Thankfully not every business owner takes the view that they’re willing to risk everything they’ve invested into the business.
In this case you’ll need not only public liability insurance, but also insurance to protect the property owned by your business.
There are a number of ways to cover your property, depending on what type of property you need to insure.
If you operate a mobile business, such as a tradesman or consultant, then you’ll need coverage for your portable tools of trade.
Tools of trade may include traditional tools for a tradesman, whilst for a consultant it would be more like a smartphone and laptop etc.
These items would be insured under a general property insurance policy, and in most cases the items will be covered wherever you take them in Australia.

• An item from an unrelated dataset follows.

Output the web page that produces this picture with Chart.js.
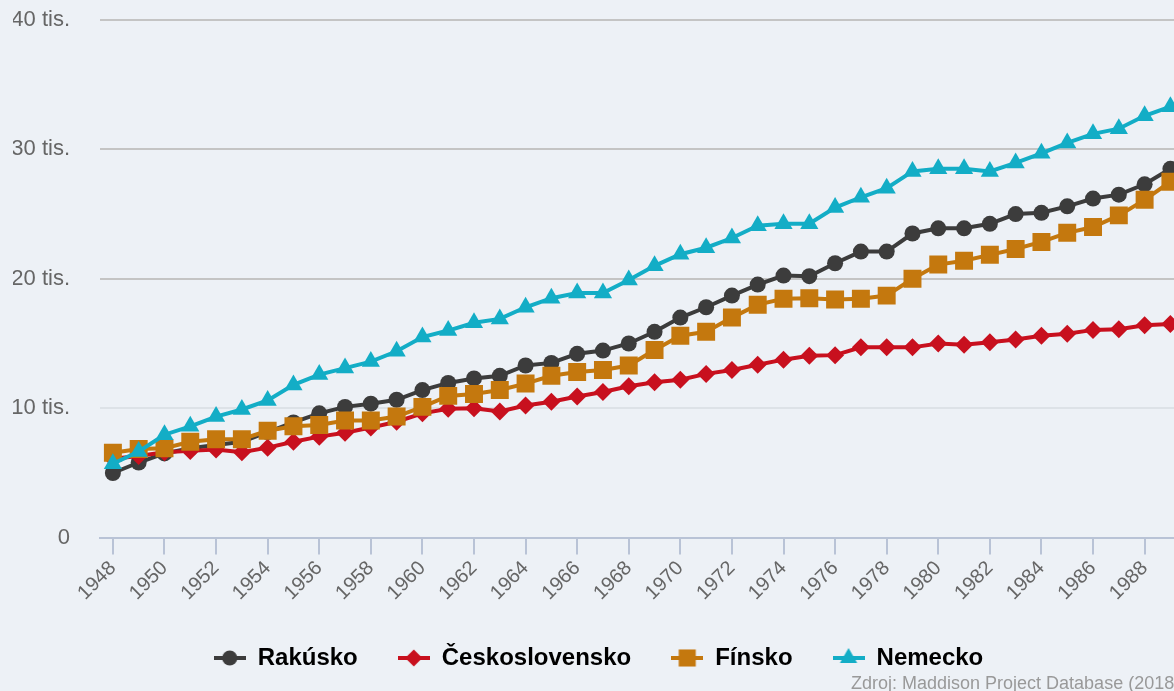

If you operate a small business with a fixed base, such as a cafe or retail shop, then you’ll need to insure your fit-out, equipment and stock.
These items can be covered under a business property policy, which as with most types of cover can be bundled under a single insurance package.
The costs involved in each of these insurance types will vary depending on the type of business and the amount of cover required.
Whilst the cover may not always be considered as ‘cheap’, it would certainly be a lot cheaper than having to replace all of your business property and belongings out of your own pocket.
Cost vs benefit
In the end it often comes down to weighing up the costs against the benefits.
If you can only afford the bare minimum public liability coverage, then that’s all you can afford.
But ask yourself this:
If you can’t afford a decent insurance policy, could you afford to replace everything – or even just enough to stay in business – if it was lost due to fire, theft or some other event?
No one can stop you from taking out the bare minimum insurance – or even no insurance at all – but before you make that decision just think about what’s at stake if things don’t go to plan.
PS. There are many more business insurance options available than those listed in this article. These are simply the bare minimum levels of cover that could be considered.